### Given problem
The required output is the block of lines from the line with "What matplotlib code" to the line with "ax = fig.add_axes([73", endpoints included and pictures omitted.
** Start of Extracted records **
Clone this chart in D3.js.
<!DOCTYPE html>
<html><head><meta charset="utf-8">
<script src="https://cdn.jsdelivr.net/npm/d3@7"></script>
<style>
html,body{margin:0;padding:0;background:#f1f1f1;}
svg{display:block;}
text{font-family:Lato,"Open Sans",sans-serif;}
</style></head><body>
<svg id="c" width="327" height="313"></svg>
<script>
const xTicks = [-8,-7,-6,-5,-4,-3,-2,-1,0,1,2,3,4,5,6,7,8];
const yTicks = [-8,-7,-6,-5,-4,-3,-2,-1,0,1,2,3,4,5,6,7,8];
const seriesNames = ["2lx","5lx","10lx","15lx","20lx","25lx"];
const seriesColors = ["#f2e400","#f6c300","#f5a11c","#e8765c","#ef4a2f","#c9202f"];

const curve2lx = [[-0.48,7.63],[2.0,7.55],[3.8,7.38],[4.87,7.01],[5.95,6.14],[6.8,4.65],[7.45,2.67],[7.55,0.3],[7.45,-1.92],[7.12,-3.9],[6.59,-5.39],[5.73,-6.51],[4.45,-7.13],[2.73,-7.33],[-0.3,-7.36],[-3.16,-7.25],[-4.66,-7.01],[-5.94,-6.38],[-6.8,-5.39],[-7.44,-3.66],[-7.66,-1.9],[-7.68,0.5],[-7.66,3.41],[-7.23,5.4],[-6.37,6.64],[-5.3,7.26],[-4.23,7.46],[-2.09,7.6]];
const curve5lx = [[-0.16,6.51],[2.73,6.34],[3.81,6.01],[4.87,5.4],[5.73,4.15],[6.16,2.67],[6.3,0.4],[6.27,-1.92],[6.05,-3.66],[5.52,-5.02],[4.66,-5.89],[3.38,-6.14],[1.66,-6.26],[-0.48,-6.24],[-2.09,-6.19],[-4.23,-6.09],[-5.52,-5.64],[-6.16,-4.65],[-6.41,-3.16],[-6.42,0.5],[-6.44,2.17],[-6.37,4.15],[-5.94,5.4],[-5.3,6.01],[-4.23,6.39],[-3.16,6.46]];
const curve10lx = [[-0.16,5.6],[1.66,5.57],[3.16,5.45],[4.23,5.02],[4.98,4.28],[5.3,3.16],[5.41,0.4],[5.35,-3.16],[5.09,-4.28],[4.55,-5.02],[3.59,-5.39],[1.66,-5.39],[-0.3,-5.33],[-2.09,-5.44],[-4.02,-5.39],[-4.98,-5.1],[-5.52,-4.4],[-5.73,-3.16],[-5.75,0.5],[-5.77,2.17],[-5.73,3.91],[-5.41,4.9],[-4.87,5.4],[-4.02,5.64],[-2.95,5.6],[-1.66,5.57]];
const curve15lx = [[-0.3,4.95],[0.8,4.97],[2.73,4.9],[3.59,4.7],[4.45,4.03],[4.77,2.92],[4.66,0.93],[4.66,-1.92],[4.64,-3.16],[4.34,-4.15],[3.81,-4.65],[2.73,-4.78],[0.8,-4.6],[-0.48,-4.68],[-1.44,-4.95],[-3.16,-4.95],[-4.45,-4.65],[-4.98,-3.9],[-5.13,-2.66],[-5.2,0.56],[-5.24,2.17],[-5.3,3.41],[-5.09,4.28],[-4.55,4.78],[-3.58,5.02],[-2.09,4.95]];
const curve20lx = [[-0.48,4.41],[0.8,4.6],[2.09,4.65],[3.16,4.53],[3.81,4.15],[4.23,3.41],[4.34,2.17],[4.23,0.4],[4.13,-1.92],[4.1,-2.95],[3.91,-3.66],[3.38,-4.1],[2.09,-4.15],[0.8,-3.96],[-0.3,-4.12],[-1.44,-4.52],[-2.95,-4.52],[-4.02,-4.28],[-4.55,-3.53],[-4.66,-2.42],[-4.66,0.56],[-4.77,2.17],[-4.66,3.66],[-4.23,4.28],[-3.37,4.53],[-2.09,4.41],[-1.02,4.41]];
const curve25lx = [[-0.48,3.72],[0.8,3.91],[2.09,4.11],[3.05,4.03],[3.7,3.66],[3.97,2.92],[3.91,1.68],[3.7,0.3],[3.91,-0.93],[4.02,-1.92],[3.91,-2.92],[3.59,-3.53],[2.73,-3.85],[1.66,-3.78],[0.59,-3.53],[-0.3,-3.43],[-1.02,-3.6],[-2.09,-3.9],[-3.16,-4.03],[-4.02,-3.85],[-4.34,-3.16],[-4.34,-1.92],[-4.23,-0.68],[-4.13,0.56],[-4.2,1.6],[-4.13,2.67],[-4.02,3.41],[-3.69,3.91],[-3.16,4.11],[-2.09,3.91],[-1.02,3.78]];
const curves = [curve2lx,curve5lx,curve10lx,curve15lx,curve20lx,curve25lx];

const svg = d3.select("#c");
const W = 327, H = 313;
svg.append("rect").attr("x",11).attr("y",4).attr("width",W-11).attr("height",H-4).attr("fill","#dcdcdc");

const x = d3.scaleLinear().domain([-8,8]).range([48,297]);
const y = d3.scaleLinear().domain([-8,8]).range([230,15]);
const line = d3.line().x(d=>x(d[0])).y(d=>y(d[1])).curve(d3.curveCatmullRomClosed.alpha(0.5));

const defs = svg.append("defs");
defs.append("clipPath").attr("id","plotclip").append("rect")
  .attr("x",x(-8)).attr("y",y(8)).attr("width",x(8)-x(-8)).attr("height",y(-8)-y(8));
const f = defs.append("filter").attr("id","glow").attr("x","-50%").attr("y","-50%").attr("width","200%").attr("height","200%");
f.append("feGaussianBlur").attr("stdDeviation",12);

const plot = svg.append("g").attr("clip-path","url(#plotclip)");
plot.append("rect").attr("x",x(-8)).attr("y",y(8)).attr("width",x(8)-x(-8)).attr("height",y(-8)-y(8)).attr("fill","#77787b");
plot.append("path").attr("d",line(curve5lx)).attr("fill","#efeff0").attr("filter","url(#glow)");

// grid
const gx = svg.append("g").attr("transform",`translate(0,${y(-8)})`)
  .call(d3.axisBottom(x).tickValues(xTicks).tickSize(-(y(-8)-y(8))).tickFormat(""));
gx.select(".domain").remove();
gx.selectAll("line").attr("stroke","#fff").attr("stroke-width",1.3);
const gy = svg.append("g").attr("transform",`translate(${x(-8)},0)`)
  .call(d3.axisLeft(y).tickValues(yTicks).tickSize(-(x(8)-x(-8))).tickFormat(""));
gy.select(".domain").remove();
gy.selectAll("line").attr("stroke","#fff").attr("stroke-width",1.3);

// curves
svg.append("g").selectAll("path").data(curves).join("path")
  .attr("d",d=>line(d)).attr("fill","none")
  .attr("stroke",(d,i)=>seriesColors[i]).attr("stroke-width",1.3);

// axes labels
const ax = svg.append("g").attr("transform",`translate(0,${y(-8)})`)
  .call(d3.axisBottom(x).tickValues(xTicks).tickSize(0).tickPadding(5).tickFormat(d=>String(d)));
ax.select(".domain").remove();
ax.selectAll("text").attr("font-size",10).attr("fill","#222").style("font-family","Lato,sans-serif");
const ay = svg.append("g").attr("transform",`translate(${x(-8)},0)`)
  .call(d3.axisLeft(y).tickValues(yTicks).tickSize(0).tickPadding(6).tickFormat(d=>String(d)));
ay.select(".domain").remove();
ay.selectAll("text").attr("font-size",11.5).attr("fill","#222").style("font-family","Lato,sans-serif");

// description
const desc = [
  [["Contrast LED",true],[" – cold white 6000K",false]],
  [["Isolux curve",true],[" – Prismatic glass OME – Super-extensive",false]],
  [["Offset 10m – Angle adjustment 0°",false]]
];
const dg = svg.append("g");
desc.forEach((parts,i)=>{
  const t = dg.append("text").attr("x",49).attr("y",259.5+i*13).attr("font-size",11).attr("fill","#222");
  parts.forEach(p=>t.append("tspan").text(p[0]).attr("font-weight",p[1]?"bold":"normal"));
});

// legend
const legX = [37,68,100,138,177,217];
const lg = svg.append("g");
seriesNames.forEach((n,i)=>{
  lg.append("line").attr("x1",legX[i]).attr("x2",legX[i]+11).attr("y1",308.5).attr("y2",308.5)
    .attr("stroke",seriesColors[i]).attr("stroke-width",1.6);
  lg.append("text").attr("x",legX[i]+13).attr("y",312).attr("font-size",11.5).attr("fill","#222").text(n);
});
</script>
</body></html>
** End of Extracted records **
** Start of Extracted records **
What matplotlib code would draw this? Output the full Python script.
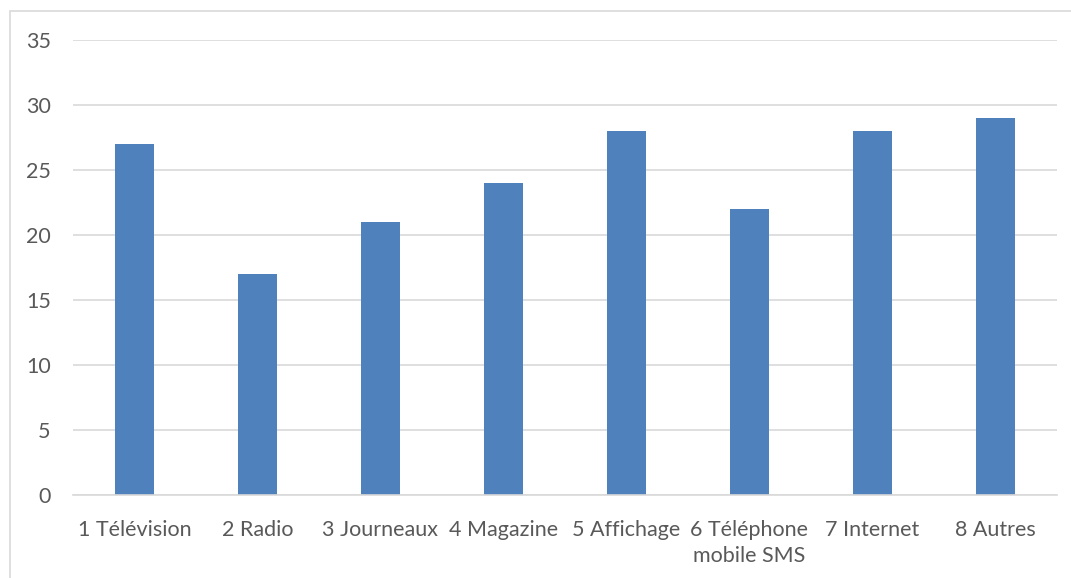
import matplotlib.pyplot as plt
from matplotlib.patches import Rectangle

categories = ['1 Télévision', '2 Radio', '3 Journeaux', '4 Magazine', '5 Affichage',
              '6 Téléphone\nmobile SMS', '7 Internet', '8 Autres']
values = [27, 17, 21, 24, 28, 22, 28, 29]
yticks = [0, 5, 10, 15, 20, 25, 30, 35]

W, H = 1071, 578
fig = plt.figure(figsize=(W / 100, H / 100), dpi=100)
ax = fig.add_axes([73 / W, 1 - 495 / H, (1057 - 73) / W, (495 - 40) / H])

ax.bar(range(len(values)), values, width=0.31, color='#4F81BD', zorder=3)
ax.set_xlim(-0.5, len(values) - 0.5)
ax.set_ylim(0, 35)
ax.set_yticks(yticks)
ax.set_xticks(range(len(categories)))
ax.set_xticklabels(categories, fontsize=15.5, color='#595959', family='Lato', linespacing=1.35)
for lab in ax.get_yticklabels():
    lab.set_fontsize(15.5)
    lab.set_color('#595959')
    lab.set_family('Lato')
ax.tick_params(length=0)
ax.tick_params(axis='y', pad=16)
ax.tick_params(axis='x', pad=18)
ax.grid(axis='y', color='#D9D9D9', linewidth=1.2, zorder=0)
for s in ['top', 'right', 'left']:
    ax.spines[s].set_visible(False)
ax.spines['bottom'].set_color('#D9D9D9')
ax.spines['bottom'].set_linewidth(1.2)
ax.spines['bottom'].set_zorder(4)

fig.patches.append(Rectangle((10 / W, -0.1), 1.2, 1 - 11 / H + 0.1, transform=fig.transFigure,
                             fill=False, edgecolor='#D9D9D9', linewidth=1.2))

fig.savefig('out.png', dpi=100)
** End of Extracted records **
** Start of Extracted records **
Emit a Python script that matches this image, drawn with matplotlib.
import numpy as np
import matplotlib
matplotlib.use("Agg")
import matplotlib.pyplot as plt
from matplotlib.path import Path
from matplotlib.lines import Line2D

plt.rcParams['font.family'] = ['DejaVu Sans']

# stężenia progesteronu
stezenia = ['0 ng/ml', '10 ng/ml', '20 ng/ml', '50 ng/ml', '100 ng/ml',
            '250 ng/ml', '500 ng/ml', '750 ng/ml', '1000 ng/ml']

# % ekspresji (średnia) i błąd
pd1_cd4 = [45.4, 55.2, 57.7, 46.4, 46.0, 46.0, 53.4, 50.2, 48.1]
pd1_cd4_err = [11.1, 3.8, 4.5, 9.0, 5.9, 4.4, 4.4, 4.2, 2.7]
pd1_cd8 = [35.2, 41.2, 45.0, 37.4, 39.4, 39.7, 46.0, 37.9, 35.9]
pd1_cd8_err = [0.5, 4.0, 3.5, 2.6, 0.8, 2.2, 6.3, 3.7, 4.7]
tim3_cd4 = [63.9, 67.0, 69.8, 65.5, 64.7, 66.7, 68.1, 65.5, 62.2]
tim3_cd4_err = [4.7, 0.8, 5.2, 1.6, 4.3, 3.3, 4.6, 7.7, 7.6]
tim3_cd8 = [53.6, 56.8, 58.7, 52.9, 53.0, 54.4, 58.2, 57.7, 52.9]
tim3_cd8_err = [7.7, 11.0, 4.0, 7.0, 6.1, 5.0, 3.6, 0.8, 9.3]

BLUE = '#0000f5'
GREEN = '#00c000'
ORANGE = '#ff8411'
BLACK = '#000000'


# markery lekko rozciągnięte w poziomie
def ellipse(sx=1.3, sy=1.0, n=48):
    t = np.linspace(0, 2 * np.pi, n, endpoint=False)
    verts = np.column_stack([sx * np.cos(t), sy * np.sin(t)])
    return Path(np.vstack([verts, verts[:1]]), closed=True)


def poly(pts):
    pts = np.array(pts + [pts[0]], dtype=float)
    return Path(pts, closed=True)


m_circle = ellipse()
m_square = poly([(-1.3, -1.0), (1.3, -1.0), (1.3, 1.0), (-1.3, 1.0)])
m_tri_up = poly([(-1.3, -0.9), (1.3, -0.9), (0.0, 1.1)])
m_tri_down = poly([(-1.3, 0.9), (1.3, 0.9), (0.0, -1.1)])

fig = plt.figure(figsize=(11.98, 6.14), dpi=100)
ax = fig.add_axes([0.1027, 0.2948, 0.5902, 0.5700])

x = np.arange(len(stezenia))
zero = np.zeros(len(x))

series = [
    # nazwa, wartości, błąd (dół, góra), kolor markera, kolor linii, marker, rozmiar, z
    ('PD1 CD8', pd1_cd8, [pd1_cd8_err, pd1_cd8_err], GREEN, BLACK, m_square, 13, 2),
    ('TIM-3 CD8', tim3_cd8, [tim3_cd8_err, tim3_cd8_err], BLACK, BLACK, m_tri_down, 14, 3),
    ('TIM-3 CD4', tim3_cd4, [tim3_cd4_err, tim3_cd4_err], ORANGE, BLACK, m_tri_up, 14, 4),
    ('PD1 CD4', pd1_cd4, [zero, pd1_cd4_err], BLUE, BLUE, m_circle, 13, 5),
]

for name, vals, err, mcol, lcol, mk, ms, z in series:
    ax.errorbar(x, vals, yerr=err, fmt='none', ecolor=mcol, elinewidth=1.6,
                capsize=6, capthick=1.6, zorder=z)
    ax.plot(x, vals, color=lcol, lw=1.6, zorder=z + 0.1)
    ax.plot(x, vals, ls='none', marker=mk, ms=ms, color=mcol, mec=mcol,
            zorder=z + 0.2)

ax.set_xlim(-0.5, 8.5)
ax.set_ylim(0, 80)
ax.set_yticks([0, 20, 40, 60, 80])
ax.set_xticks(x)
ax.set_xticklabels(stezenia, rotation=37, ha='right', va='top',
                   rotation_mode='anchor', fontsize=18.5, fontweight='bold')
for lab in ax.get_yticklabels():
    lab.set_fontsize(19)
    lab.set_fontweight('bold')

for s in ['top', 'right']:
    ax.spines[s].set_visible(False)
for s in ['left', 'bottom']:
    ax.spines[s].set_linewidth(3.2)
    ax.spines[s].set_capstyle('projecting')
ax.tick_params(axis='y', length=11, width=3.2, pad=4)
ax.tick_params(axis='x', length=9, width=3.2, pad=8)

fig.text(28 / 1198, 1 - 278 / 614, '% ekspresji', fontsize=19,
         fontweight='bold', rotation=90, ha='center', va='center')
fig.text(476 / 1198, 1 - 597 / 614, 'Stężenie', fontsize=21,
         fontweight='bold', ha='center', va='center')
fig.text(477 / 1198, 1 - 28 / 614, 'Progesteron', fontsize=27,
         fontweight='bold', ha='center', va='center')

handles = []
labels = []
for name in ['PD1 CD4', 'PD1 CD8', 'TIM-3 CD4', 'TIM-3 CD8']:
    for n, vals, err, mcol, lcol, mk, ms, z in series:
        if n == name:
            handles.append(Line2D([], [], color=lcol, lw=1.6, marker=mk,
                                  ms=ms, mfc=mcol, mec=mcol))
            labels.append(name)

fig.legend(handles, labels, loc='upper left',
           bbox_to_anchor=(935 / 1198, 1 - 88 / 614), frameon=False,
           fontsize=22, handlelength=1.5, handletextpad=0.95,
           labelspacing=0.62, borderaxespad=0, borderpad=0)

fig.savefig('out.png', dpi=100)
** End of Extracted records **
### Right answer
What matplotlib code would draw this? Output the full Python script.
import matplotlib.pyplot as plt
from matplotlib.patches import Rectangle

categories = ['1 Télévision', '2 Radio', '3 Journeaux', '4 Magazine', '5 Affichage',
              '6 Téléphone\nmobile SMS', '7 Internet', '8 Autres']
values = [27, 17, 21, 24, 28, 22, 28, 29]
yticks = [0, 5, 10, 15, 20, 25, 30, 35]

W, H = 1071, 578
fig = plt.figure(figsize=(W / 100, H / 100), dpi=100)
ax = fig.add_axes([73 / W, 1 - 495 / H, (1057 - 73) / W, (495 - 40) / H])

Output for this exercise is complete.